Second Disclaimer:  When interviewing contractors, be wary of the low bidder, as there is a strong possibility he will charge you an arm and/or a leg for every little additional piece of work to make up for the fact that he low-balled you just to get the job.  Be upfront about the work you need done, don’t be afraid to let him know you’ll get someone else to do additions for cheaper if need be.  In my short, yet intense experience with remodeling, I have met plenty of homeowners who fired their contractor(s) for this very reason.

I chose the low bidder, and proceeded to begin work.  It was at this time I was informed that city permits would be required for installing new windows and sliding glass doors.

Third Disclaimer: City permits are a way for a town, such as Redondo Beach, CA, to fund and maintain the beautifully manicured landscape of its newly built and constantly improved municipal buildings.  They are, in a sense, extortion.  (Okay, okay, I guess they provide guidance for safe building practices and pragmatic construction) But in my case, they felt like tribute to a criminal overlord for permitting the improvement of what is, again, technically yours.

City permits, subsequently, require an HOA letter of approval for all proposed updates.  But, by the time my Association returned my messages regarding the windows, they had already been installed.  Then began arguments that the new windows did not match the old—not unfathomable considering the windows had not previously been updated since the Bicentennial, and city codes had changed a considerable amount since the Ford administration.  In the city of Redondo Beach, as in most cities, an egress window (one that can be used for escape in case of fire) must have a minimum opening of 24 inches—thus ensuring a plus sized buttocks may slide through easily, if snuggly, should a visiting relative decide to nap on your polyester couch while smoking a Kool Mild 100.  That is to say, in light of municipal requirements, the HOA graciously acquiesced.

This, however, was only the beginning of a long and arduous process of posturing and politicizing between the Homeowners Association, the city’s building department, and a contractor who clearly considers me his personal ATM machine.

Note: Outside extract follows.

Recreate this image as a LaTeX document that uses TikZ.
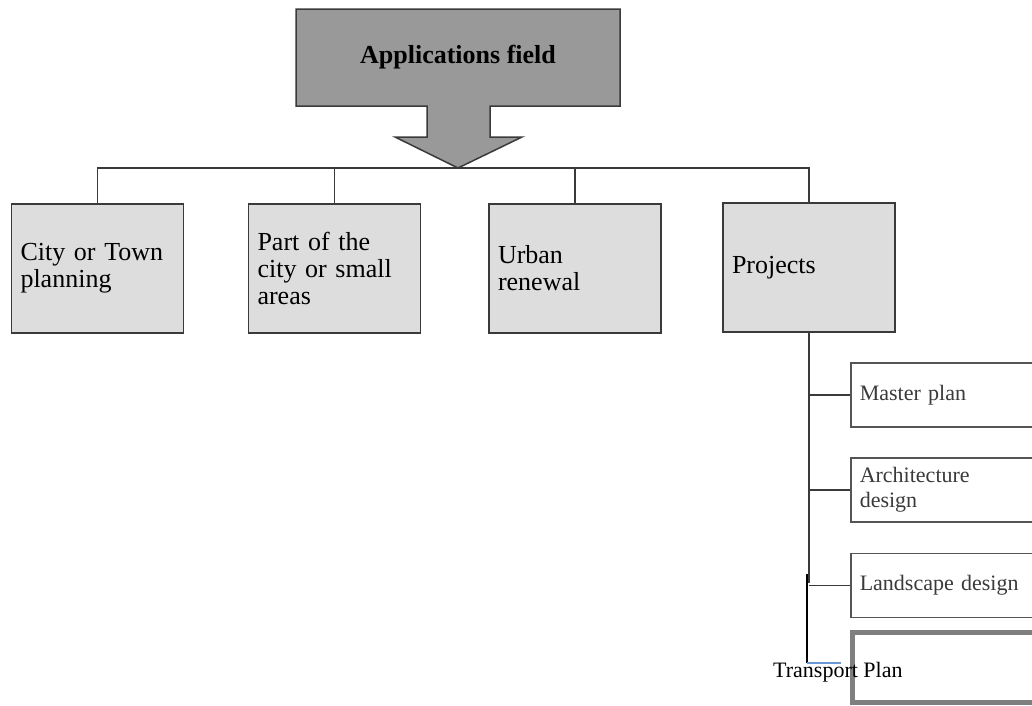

Don’t let me sound negative or discouraging.  Sitting, finally, mercifully, on my very own couch, skimming through my Netflix queue and sipping scotch like the victory champagne of champions, the frustration and struggle of the past few months seems almost foreign to me.  Almost.  But, when I look down at my floors, the tile work done in my kitchen and around my fireplace, I see days of labor which had to be done by a separate team because I couldn’t trust my contractor to complete it.  I see hallway and bathroom walls that had to be gutted more than anticipated because a certain someone was unaware that Redondo Beach city codes require plumbing vents to be installed at least forty inches above the drain.  I see a washer and dryer that took me an additional two months to convince the HOA wouldn’t have a negative impact on the building’s drainage system—three separate plumbers were sought for advice to ensure an extra load of laundry wouldn’t back up the sink in the condo down the hall.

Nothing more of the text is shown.